(Figure scripts)
......

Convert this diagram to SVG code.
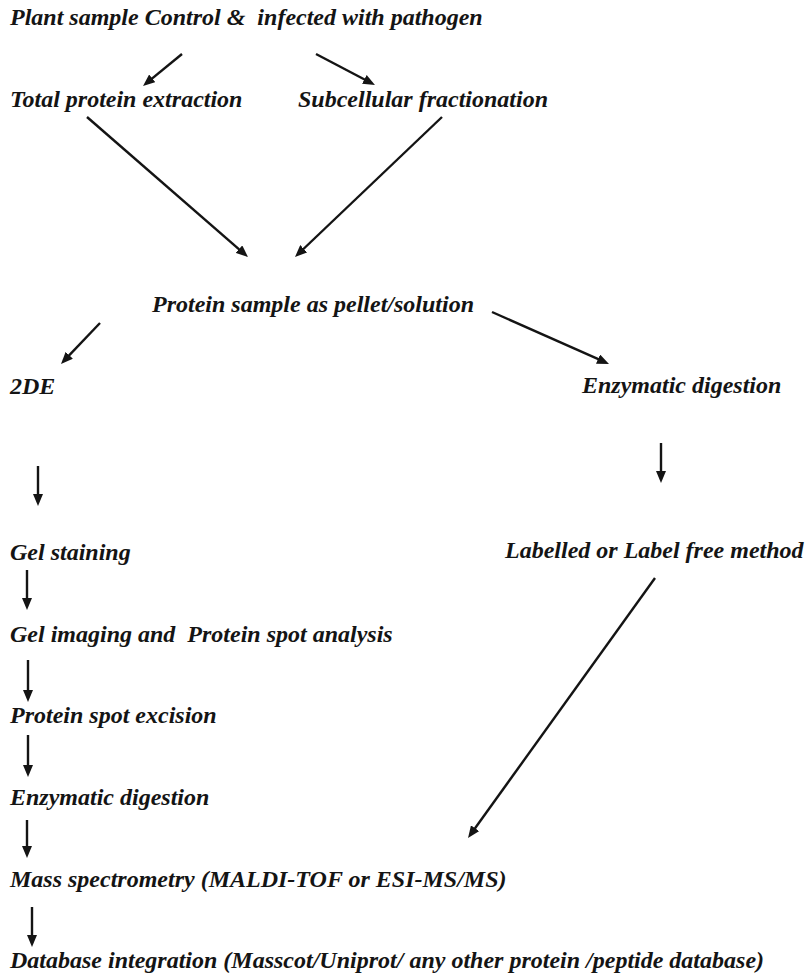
<svg xmlns="http://www.w3.org/2000/svg" width="810" height="978" viewBox="0 0 810 978">
  <style>
    .lbl { font-family: "Liberation Serif", "Times New Roman", serif; font-size: 24px; font-weight: bold; font-style: italic; fill: #141414; white-space: pre; }
    .edge { stroke: #141414; stroke-width: 2.4; fill: none; marker-end: url(#head); }
  </style>
  <defs>
    <marker id="head" markerUnits="userSpaceOnUse" viewBox="0 0 12 10" markerWidth="12" markerHeight="10" refX="4" refY="5" orient="auto">
      <path d="M0,0 L12,5 L0,10 z" fill="#141414"/>
    </marker>
  </defs>
  <rect width="810" height="978" fill="#ffffff"/>

  <g id="plant-sample"><text class="lbl" x="10" y="25">Plant sample Control &amp;  infected with pathogen</text></g>
  <g id="total-extraction"><text class="lbl" x="10" y="107">Total protein extraction</text></g>
  <g id="subcellular"><text class="lbl" x="298" y="107">Subcellular fractionation</text></g>
  <g id="protein-sample"><text class="lbl" x="152" y="312">Protein sample as pellet/solution</text></g>
  <g id="twode"><text class="lbl" x="10" y="394">2DE</text></g>
  <g id="enzymatic-right"><text class="lbl" x="582" y="393">Enzymatic digestion</text></g>
  <g id="gel-staining"><text class="lbl" x="10" y="560">Gel staining</text></g>
  <g id="labelled"><text class="lbl" x="505" y="558">Labelled or Label free method</text></g>
  <g id="gel-imaging"><text class="lbl" x="10" y="642">Gel imaging and  Protein spot analysis</text></g>
  <g id="spot-excision"><text class="lbl" x="10" y="723">Protein spot excision</text></g>
  <g id="enzymatic-left"><text class="lbl" x="10" y="805">Enzymatic digestion</text></g>
  <g id="mass-spec"><text class="lbl" x="10" y="887">Mass spectrometry (MALDI-TOF or ESI-MS/MS)</text></g>
  <g id="database"><text class="lbl" x="10" y="968">Database integration (Masscot/Uniprot/ any other protein /peptide database)</text></g>

  <g id="connectors">
    <line class="edge" x1="182" y1="54" x2="149.2" y2="80.9"/>
    <line class="edge" x1="316" y1="54" x2="367.9" y2="81.3"/>
    <line class="edge" x1="87" y1="117" x2="242.0" y2="251.8"/>
    <line class="edge" x1="442" y1="117" x2="300.8" y2="251.5"/>
    <line class="edge" x1="100" y1="323" x2="66.5" y2="358.2"/>
    <line class="edge" x1="492" y1="312" x2="601.7" y2="360.7"/>
    <line class="edge" x1="661" y1="443" x2="661" y2="475"/>
    <line class="edge" x1="38" y1="466" x2="38" y2="498"/>
    <line class="edge" x1="27" y1="570" x2="27" y2="602"/>
    <line class="edge" x1="28" y1="660" x2="28" y2="694"/>
    <line class="edge" x1="28" y1="735" x2="28" y2="769"/>
    <line class="edge" x1="27" y1="820" x2="27" y2="850"/>
    <line class="edge" x1="32" y1="907" x2="32" y2="939"/>
    <line class="edge" x1="655" y1="578" x2="472.7" y2="831.5"/>
  </g>
</svg>
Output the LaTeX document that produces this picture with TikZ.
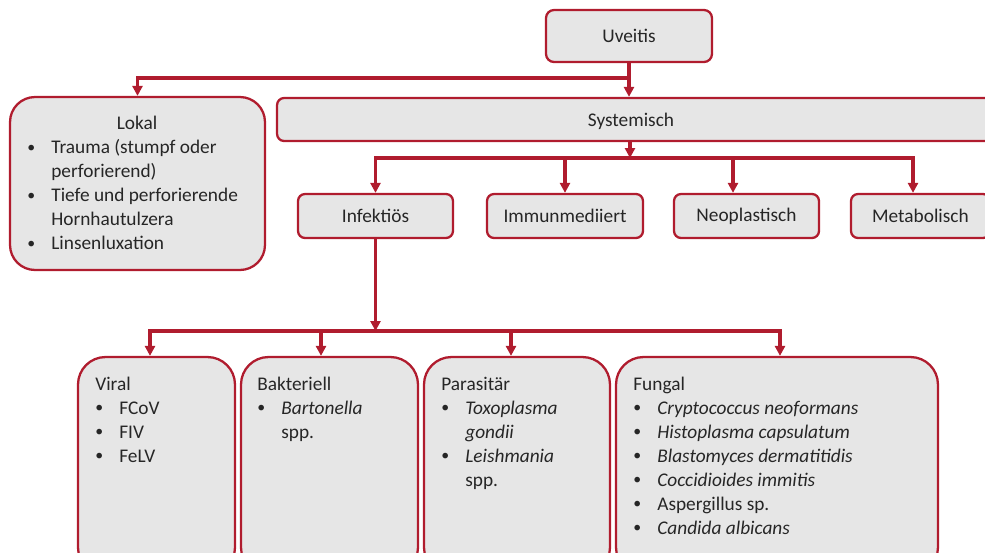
\documentclass[tikz,border=0pt]{standalone}
\usepackage{fontspec}
\setmainfont{Carlito}
\usetikzlibrary{arrows.meta}

\definecolor{uvred}{RGB}{176,28,46}
\definecolor{uvgray}{RGB}{230,230,230}
\definecolor{uvtext}{RGB}{38,38,38}

\newcommand{\itm}{\makebox[0.48cm][l]{\raisebox{0.15ex}{\small\textbullet}}}
\newcommand{\cnt}{\hspace*{0.48cm}}

\tikzset{
  catbox/.style={draw=uvred, fill=uvgray, line width=1.3pt, rounded corners=0.14cm, text=uvtext, minimum height=0.88cm},
  listbox/.style={draw=uvred, fill=uvgray, line width=1.3pt, rounded corners=0.55cm},
  listtext/.style={anchor=north west, align=left, inner sep=0pt, text=uvtext},
  conn/.style={draw=uvred, line width=1.8pt},
  arr/.style={conn, -{Triangle[length=0.2cm,width=0.2cm]}}
}

\begin{document}
\begin{tikzpicture}[x=0.02cm, y=-0.02cm, font=\fontsize{11}{13.66}\selectfont]
\useasboundingbox (0,0) rectangle (985,552);
\clip (0,0) rectangle (985,552);

% Top
\node[catbox, minimum width=3.32cm, minimum height=1.04cm, rounded corners=0.16cm] (uveitis) at (629,36) {Uveitis};

% Lokal / Systemisch
\node[listbox, rounded corners=0.5cm, minimum width=5.1cm, minimum height=3.46cm] (lokal) at (137.5,183.5) {};
\node[text=uvtext, anchor=base, inner sep=0pt] (lokaltitle) at (137,129.5) {Lokal};
\node[listtext] (lokallist) at (27,136.7) {\strut\itm Trauma (stumpf oder\\ \cnt perforierend)\\ \itm Tiefe und perforierende\\ \cnt Hornhautulzera\\ \itm Linsenluxation};

\node[catbox, minimum width=14.5cm, minimum height=0.86cm] (systemisch) at (639.5,119.5) {};
\node[text=uvtext] (systemischlabel) at (631,121) {Systemisch};

% Systemic categories
\node[catbox, minimum width=3.1cm] (infektios) at (375.5,216) {Infektiös};
\node[catbox, minimum width=3.12cm] (immun) at (565,216) {Immunmediiert};
\node[catbox, minimum width=2.9cm] (neoplast) at (746.5,216) {Neoplastisch};
\node[catbox, minimum width=2.78cm] (metabol) at (920.5,216) {Metabolisch};

% Infectious groups
\node[listbox, minimum width=3.14cm, minimum height=4.36cm] (viral) at (156.5,466) {};
\node[listbox, minimum width=3.54cm, minimum height=4.36cm] (bakt) at (329.5,466) {};
\node[listbox, minimum width=3.72cm, minimum height=4.36cm] (parasit) at (517,466) {};
\node[listbox, minimum width=6.44cm, minimum height=4.36cm] (fungal) at (777,466) {};

\node[listtext] (viraltext) at (95,373.2) {\strut Viral\\ \itm FCoV\\ \itm FIV\\ \itm FeLV};
\node[listtext] (bakttext) at (257,373.2) {\strut Bakteriell\\ \itm \textit{Bartonella}\\ \cnt spp.};
\node[listtext] (parasittext) at (441,373.2) {\strut Parasitär\\ \itm \textit{Toxoplasma}\\ \cnt \textit{gondii}\\ \itm \textit{Leishmania}\\ \cnt spp.};
\node[listtext] (fungaltext) at (633,373.2) {\strut Fungal\\ \itm \textit{Cryptococcus neoformans}\\ \itm \textit{Histoplasma capsulatum}\\ \itm \textit{Blastomyces dermatitidis}\\ \itm \textit{Coccidioides immitis}\\ \itm Aspergillus sp.\\ \itm \textit{Candida albicans}};

% Junctions
\coordinate (j1) at (629,78);
\coordinate (j2) at (630,158);
\coordinate (j3) at (375.5,331);

% Arrows
\draw[arr] (uveitis) -- (uveitis |- systemisch.north);
\draw[arr] (j1) -| (lokal);
\draw[arr] (systemisch.south -| j2) -- (j2);
\draw[arr] (j2) -| (infektios);
\draw[arr] (j2) -| (immun);
\draw[arr] (j2) -| ([xshift=-0.27cm]neoplast.north);
\draw[arr] (j2) -| ([xshift=-0.15cm]metabol.north);
\draw[arr] (infektios) -- (j3);
\draw[arr] (j3) -| ([xshift=-0.13cm]viral.north);
\draw[arr] (j3) -| ([xshift=-0.17cm]bakt.north);
\draw[arr] (j3) -| ([xshift=-0.12cm]parasit.north);
\draw[arr] (j3) -| ([xshift=0.06cm]fungal.north);

\end{tikzpicture}
\end{document}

......

Restate the data above exactly, stripping out each image.

Convert this diagram to SVG code.
<svg xmlns="http://www.w3.org/2000/svg" width="810" height="978" viewBox="0 0 810 978">
  <style>
    .lbl { font-family: "Liberation Serif", "Times New Roman", serif; font-size: 24px; font-weight: bold; font-style: italic; fill: #141414; white-space: pre; }
    .edge { stroke: #141414; stroke-width: 2.4; fill: none; marker-end: url(#head); }
  </style>
  <defs>
    <marker id="head" markerUnits="userSpaceOnUse" viewBox="0 0 12 10" markerWidth="12" markerHeight="10" refX="4" refY="5" orient="auto">
      <path d="M0,0 L12,5 L0,10 z" fill="#141414"/>
    </marker>
  </defs>
  <rect width="810" height="978" fill="#ffffff"/>

  <g id="plant-sample"><text class="lbl" x="10" y="25">Plant sample Control &amp;  infected with pathogen</text></g>
  <g id="total-extraction"><text class="lbl" x="10" y="107">Total protein extraction</text></g>
  <g id="subcellular"><text class="lbl" x="298" y="107">Subcellular fractionation</text></g>
  <g id="protein-sample"><text class="lbl" x="152" y="312">Protein sample as pellet/solution</text></g>
  <g id="twode"><text class="lbl" x="10" y="394">2DE</text></g>
  <g id="enzymatic-right"><text class="lbl" x="582" y="393">Enzymatic digestion</text></g>
  <g id="gel-staining"><text class="lbl" x="10" y="560">Gel staining</text></g>
  <g id="labelled"><text class="lbl" x="505" y="558">Labelled or Label free method</text></g>
  <g id="gel-imaging"><text class="lbl" x="10" y="642">Gel imaging and  Protein spot analysis</text></g>
  <g id="spot-excision"><text class="lbl" x="10" y="723">Protein spot excision</text></g>
  <g id="enzymatic-left"><text class="lbl" x="10" y="805">Enzymatic digestion</text></g>
  <g id="mass-spec"><text class="lbl" x="10" y="887">Mass spectrometry (MALDI-TOF or ESI-MS/MS)</text></g>
  <g id="database"><text class="lbl" x="10" y="968">Database integration (Masscot/Uniprot/ any other protein /peptide database)</text></g>

  <g id="connectors">
    <line class="edge" x1="182" y1="54" x2="149.2" y2="80.9"/>
    <line class="edge" x1="316" y1="54" x2="367.9" y2="81.3"/>
    <line class="edge" x1="87" y1="117" x2="242.0" y2="251.8"/>
    <line class="edge" x1="442" y1="117" x2="300.8" y2="251.5"/>
    <line class="edge" x1="100" y1="323" x2="66.5" y2="358.2"/>
    <line class="edge" x1="492" y1="312" x2="601.7" y2="360.7"/>
    <line class="edge" x1="661" y1="443" x2="661" y2="475"/>
    <line class="edge" x1="38" y1="466" x2="38" y2="498"/>
    <line class="edge" x1="27" y1="570" x2="27" y2="602"/>
    <line class="edge" x1="28" y1="660" x2="28" y2="694"/>
    <line class="edge" x1="28" y1="735" x2="28" y2="769"/>
    <line class="edge" x1="27" y1="820" x2="27" y2="850"/>
    <line class="edge" x1="32" y1="907" x2="32" y2="939"/>
    <line class="edge" x1="655" y1="578" x2="472.7" y2="831.5"/>
  </g>
</svg>
Output the LaTeX document that produces this picture with TikZ.
\documentclass[tikz,border=0pt]{standalone}
\usepackage{fontspec}
\setmainfont{Carlito}
\usetikzlibrary{arrows.meta}

\definecolor{uvred}{RGB}{176,28,46}
\definecolor{uvgray}{RGB}{230,230,230}
\definecolor{uvtext}{RGB}{38,38,38}

\newcommand{\itm}{\makebox[0.48cm][l]{\raisebox{0.15ex}{\small\textbullet}}}
\newcommand{\cnt}{\hspace*{0.48cm}}

\tikzset{
  catbox/.style={draw=uvred, fill=uvgray, line width=1.3pt, rounded corners=0.14cm, text=uvtext, minimum height=0.88cm},
  listbox/.style={draw=uvred, fill=uvgray, line width=1.3pt, rounded corners=0.55cm},
  listtext/.style={anchor=north west, align=left, inner sep=0pt, text=uvtext},
  conn/.style={draw=uvred, line width=1.8pt},
  arr/.style={conn, -{Triangle[length=0.2cm,width=0.2cm]}}
}

\begin{document}
\begin{tikzpicture}[x=0.02cm, y=-0.02cm, font=\fontsize{11}{13.66}\selectfont]
\useasboundingbox (0,0) rectangle (985,552);
\clip (0,0) rectangle (985,552);

% Top
\node[catbox, minimum width=3.32cm, minimum height=1.04cm, rounded corners=0.16cm] (uveitis) at (629,36) {Uveitis};

% Lokal / Systemisch
\node[listbox, rounded corners=0.5cm, minimum width=5.1cm, minimum height=3.46cm] (lokal) at (137.5,183.5) {};
\node[text=uvtext, anchor=base, inner sep=0pt] (lokaltitle) at (137,129.5) {Lokal};
\node[listtext] (lokallist) at (27,136.7) {\strut\itm Trauma (stumpf oder\\ \cnt perforierend)\\ \itm Tiefe und perforierende\\ \cnt Hornhautulzera\\ \itm Linsenluxation};

\node[catbox, minimum width=14.5cm, minimum height=0.86cm] (systemisch) at (639.5,119.5) {};
\node[text=uvtext] (systemischlabel) at (631,121) {Systemisch};

% Systemic categories
\node[catbox, minimum width=3.1cm] (infektios) at (375.5,216) {Infektiös};
\node[catbox, minimum width=3.12cm] (immun) at (565,216) {Immunmediiert};
\node[catbox, minimum width=2.9cm] (neoplast) at (746.5,216) {Neoplastisch};
\node[catbox, minimum width=2.78cm] (metabol) at (920.5,216) {Metabolisch};

% Infectious groups
\node[listbox, minimum width=3.14cm, minimum height=4.36cm] (viral) at (156.5,466) {};
\node[listbox, minimum width=3.54cm, minimum height=4.36cm] (bakt) at (329.5,466) {};
\node[listbox, minimum width=3.72cm, minimum height=4.36cm] (parasit) at (517,466) {};
\node[listbox, minimum width=6.44cm, minimum height=4.36cm] (fungal) at (777,466) {};

\node[listtext] (viraltext) at (95,373.2) {\strut Viral\\ \itm FCoV\\ \itm FIV\\ \itm FeLV};
\node[listtext] (bakttext) at (257,373.2) {\strut Bakteriell\\ \itm \textit{Bartonella}\\ \cnt spp.};
\node[listtext] (parasittext) at (441,373.2) {\strut Parasitär\\ \itm \textit{Toxoplasma}\\ \cnt \textit{gondii}\\ \itm \textit{Leishmania}\\ \cnt spp.};
\node[listtext] (fungaltext) at (633,373.2) {\strut Fungal\\ \itm \textit{Cryptococcus neoformans}\\ \itm \textit{Histoplasma capsulatum}\\ \itm \textit{Blastomyces dermatitidis}\\ \itm \textit{Coccidioides immitis}\\ \itm Aspergillus sp.\\ \itm \textit{Candida albicans}};

% Junctions
\coordinate (j1) at (629,78);
\coordinate (j2) at (630,158);
\coordinate (j3) at (375.5,331);

% Arrows
\draw[arr] (uveitis) -- (uveitis |- systemisch.north);
\draw[arr] (j1) -| (lokal);
\draw[arr] (systemisch.south -| j2) -- (j2);
\draw[arr] (j2) -| (infektios);
\draw[arr] (j2) -| (immun);
\draw[arr] (j2) -| ([xshift=-0.27cm]neoplast.north);
\draw[arr] (j2) -| ([xshift=-0.15cm]metabol.north);
\draw[arr] (infektios) -- (j3);
\draw[arr] (j3) -| ([xshift=-0.13cm]viral.north);
\draw[arr] (j3) -| ([xshift=-0.17cm]bakt.north);
\draw[arr] (j3) -| ([xshift=-0.12cm]parasit.north);
\draw[arr] (j3) -| ([xshift=0.06cm]fungal.north);

\end{tikzpicture}
\end{document}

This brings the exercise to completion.